From here we see the inactivity while Lee turns on Sedgwick, and the decision to retreat when Lee is coming back. Hooker, once he started moving backwards, hit by many sudden blows, again stepped back. Facing Lee, facing Jackson, facing Stuart, facing the ANV, that was exactly the wrong thing to do.
That, really, is what all the criticism of Hooker was about. Many commanders, thrust into the same situation, might have done something similar. It isn't about military technical knowledge or professionalism; it isn't about skill in execution. It isn't about courage -- certainly not the kind of courage it takes to go where the bullets are flying, because Hooker had that in abundance. Schofield doesn't look much different at Spring Hill and Franklin when Hood comes down on him, but Schofield had better luck when Hood smashed his own army in the assault at Franklin.

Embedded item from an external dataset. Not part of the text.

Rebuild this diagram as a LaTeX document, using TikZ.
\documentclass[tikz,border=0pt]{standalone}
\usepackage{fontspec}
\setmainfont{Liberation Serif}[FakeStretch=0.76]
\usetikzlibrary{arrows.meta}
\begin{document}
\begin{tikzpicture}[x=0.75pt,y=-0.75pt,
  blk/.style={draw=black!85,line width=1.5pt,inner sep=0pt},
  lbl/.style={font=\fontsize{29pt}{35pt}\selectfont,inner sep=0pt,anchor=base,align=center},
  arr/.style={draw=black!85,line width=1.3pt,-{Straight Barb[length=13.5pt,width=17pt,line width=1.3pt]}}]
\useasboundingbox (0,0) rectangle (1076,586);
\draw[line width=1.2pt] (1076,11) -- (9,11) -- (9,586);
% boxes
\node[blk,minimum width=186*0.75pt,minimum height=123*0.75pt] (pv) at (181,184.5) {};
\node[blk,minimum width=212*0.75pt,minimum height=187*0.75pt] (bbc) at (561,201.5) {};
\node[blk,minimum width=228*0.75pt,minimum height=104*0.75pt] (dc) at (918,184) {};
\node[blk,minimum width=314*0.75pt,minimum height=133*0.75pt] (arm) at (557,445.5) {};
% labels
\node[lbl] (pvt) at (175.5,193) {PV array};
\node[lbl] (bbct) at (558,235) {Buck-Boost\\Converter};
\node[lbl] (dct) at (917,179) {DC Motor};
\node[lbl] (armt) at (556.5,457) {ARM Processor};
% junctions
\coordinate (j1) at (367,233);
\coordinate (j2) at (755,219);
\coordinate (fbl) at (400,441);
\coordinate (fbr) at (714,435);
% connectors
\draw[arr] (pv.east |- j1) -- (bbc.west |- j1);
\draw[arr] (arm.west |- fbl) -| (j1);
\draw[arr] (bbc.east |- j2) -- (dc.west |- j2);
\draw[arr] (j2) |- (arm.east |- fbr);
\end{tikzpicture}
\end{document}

IMHO, in Hooker's position, a Lee, a Jackson, a Grant, a Sheridan, a Thomas might have continued the advance. It fits their style and personality. A Bragg might have continued the advance out of sheer determination: he rarely changed a plan once made. Meade and Sherman might have continued the advance a bit slower than the others, or pulled back; a Hood undoubtedly would have pushed the advance to the utmost (but I can also picture him falling into a trap the easiest). I can't say I feel strongly what any of the other high commanders of the war might have done, but I can see many of them thinking like Hooker did that fateful afternoon.
OTOH, Meade and Sherman were not retreaters. They were stubborn fighters. I can't picture them falling back across the river at the end, as Hooker did. I can see either being not-quite-aggressive-enough when Lee turns on Sedgwick.